§ **What to produce**
Return the material exactly, first line through the line containing "ax.bar(bar_x, cases, width=0.13, color=bar_c, zorder=3)", and nothing more. Pictures stay out.

§ **Recorded data**
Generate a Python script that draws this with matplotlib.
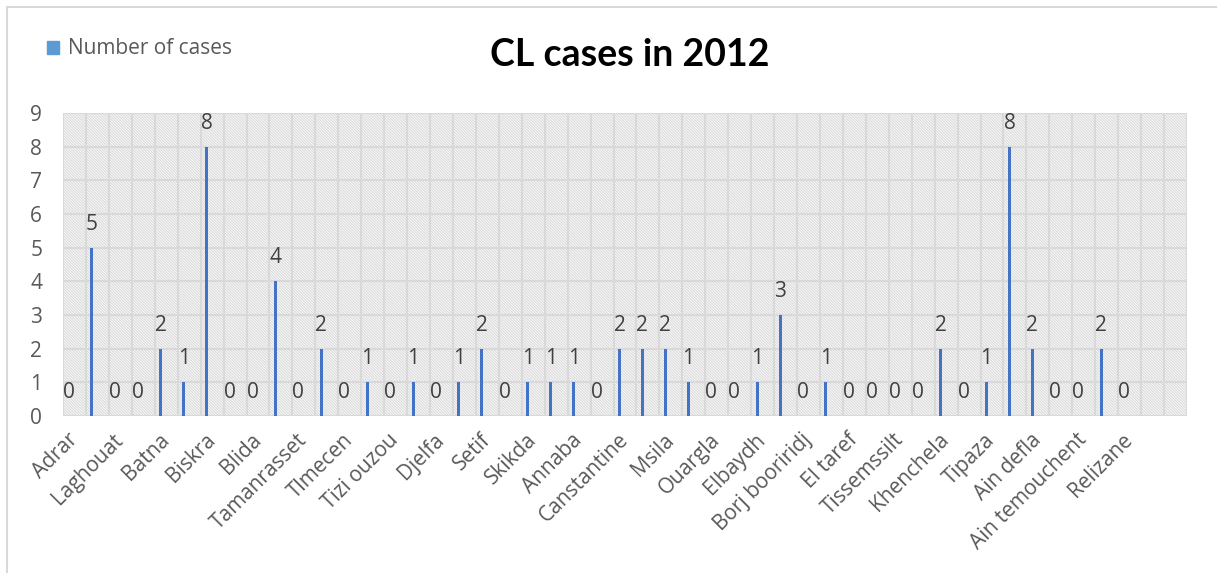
import numpy as np
import matplotlib
matplotlib.use('Agg')
import matplotlib.pyplot as plt
from matplotlib.patches import Patch, Rectangle

# wilayas shown on the axis (every other category is labelled)
shown_labels = ['Adrar', 'Laghouat', 'Batna', 'Biskra', 'Blida', 'Tamanrasset',
                'Tlmecen', 'Tizi ouzou', 'Djelfa', 'Setif', 'Skikda', 'Annaba',
                'Canstantine', 'Msila', 'Ouargla', 'Elbaydh', 'Borj booriridj',
                'El taref', 'Tissemssilt', 'Khenchela', 'Tipaza', 'Ain defla',
                'Ain temouchent', 'Relizane']

# number of cases per category, in axis order
cases = [0, 5, 0, 0, 2, 1, 8, 0, 0, 4, 0, 2, 0, 1, 0, 1, 0, 1, 2, 0,
         1, 1, 1, 0, 2, 2, 2, 1, 0, 0, 1, 3, 0, 1, 0, 0, 0, 0, 2, 0,
         1, 8, 2, 0, 0, 2, 0]
n_empty = 2  # two blank categories at the end of the axis

categories = []
for i in range(len(cases)):
    categories.append(shown_labels[i // 2] if i % 2 == 0 else '')
categories += [''] * n_empty

n = len(categories)
x = np.arange(n)
bar_x = x[:len(cases)] - 0.24

plt.rcParams['font.family'] = ['Open Sans', 'DejaVu Sans']
plt.rcParams['hatch.linewidth'] = 0.9

fig = plt.figure(figsize=(12.17, 5.73), dpi=100)
ax = fig.add_axes([63 / 1217, 1 - 416 / 573, (1187 - 63) / 1217, (416 - 113) / 573])

grid_c = '#d9d9d9'
ax.add_patch(Rectangle((0, 0), 1, 1, transform=ax.transAxes, facecolor='white',
                       edgecolor='#dcdcdc', hatch='\\' * 12, lw=0, zorder=0))

bar_c = '#4472C4'
ax.bar(bar_x, cases, width=0.13, color=bar_c, zorder=3)

for bx, v in zip(bar_x, cases):
    ax.annotate(str(v), xy=(bx, v), xytext=(0, 17), textcoords='offset points',
                ha='center', va='center', fontsize=15, color='#404040', zorder=4)

ax.set_xlim(-0.5, n - 0.5)
ax.set_ylim(0, 9)
ax.set_yticks(range(10))
ax.yaxis.grid(True, color=grid_c, lw=1.5, zorder=1)
for b in np.arange(-0.5, n, 1.0):
    ax.axvline(b, color=grid_c, lw=1.5, zorder=1)
ax.set_axisbelow(True)

tick_pos = [i for i, c in enumerate(categories) if c]
ax.set_xticks(tick_pos)
ax.set_xticklabels([categories[i] for i in tick_pos], rotation=45, ha='right',
                   va='center', rotation_mode='anchor', fontsize=15, color='#595959')
ax.tick_params(axis='x', length=0, pad=15)
ax.tick_params(axis='y', length=0, pad=15, labelsize=15, labelcolor='#595959')
for s in ax.spines.values():
    s.set_visible(False)

fig.text(630 / 1217, 1 - 55 / 573, 'CL cases in 2012', ha='center', va='center',
         fontsize=27, fontweight='bold', family=['Lato', 'DejaVu Sans'], color='black')

fig.legend(handles=[Patch(color='#5B9BD5')], labels=['Number of cases'],
           loc='center left', bbox_to_anchor=(28 / 1217, 1 - 49 / 573), frameon=False,
           handlelength=0.6, handleheight=0.6, handletextpad=0.4,
           prop={'size': 15}, labelcolor='#595959')

# chart area border (only top and left edges are inside the image)
fig.patches.append(Rectangle((7 / 1217, -0.5), 2, 0.5 + (1 - 7 / 573),
                             transform=fig.transFigure, fill=False,
                             edgecolor=grid_c, lw=1.5))

fig.savefig('out.png', dpi=100)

§ **Answer below**
Generate a Python script that draws this with matplotlib.
import numpy as np
import matplotlib
matplotlib.use('Agg')
import matplotlib.pyplot as plt
from matplotlib.patches import Patch, Rectangle

# wilayas shown on the axis (every other category is labelled)
shown_labels = ['Adrar', 'Laghouat', 'Batna', 'Biskra', 'Blida', 'Tamanrasset',
                'Tlmecen', 'Tizi ouzou', 'Djelfa', 'Setif', 'Skikda', 'Annaba',
                'Canstantine', 'Msila', 'Ouargla', 'Elbaydh', 'Borj booriridj',
                'El taref', 'Tissemssilt', 'Khenchela', 'Tipaza', 'Ain defla',
                'Ain temouchent', 'Relizane']

# number of cases per category, in axis order
cases = [0, 5, 0, 0, 2, 1, 8, 0, 0, 4, 0, 2, 0, 1, 0, 1, 0, 1, 2, 0,
         1, 1, 1, 0, 2, 2, 2, 1, 0, 0, 1, 3, 0, 1, 0, 0, 0, 0, 2, 0,
         1, 8, 2, 0, 0, 2, 0]
n_empty = 2  # two blank categories at the end of the axis

categories = []
for i in range(len(cases)):
    categories.append(shown_labels[i // 2] if i % 2 == 0 else '')
categories += [''] * n_empty

n = len(categories)
x = np.arange(n)
bar_x = x[:len(cases)] - 0.24

plt.rcParams['font.family'] = ['Open Sans', 'DejaVu Sans']
plt.rcParams['hatch.linewidth'] = 0.9

fig = plt.figure(figsize=(12.17, 5.73), dpi=100)
ax = fig.add_axes([63 / 1217, 1 - 416 / 573, (1187 - 63) / 1217, (416 - 113) / 573])

grid_c = '#d9d9d9'
ax.add_patch(Rectangle((0, 0), 1, 1, transform=ax.transAxes, facecolor='white',
                       edgecolor='#dcdcdc', hatch='\\' * 12, lw=0, zorder=0))

bar_c = '#4472C4'
ax.bar(bar_x, cases, width=0.13, color=bar_c, zorder=3)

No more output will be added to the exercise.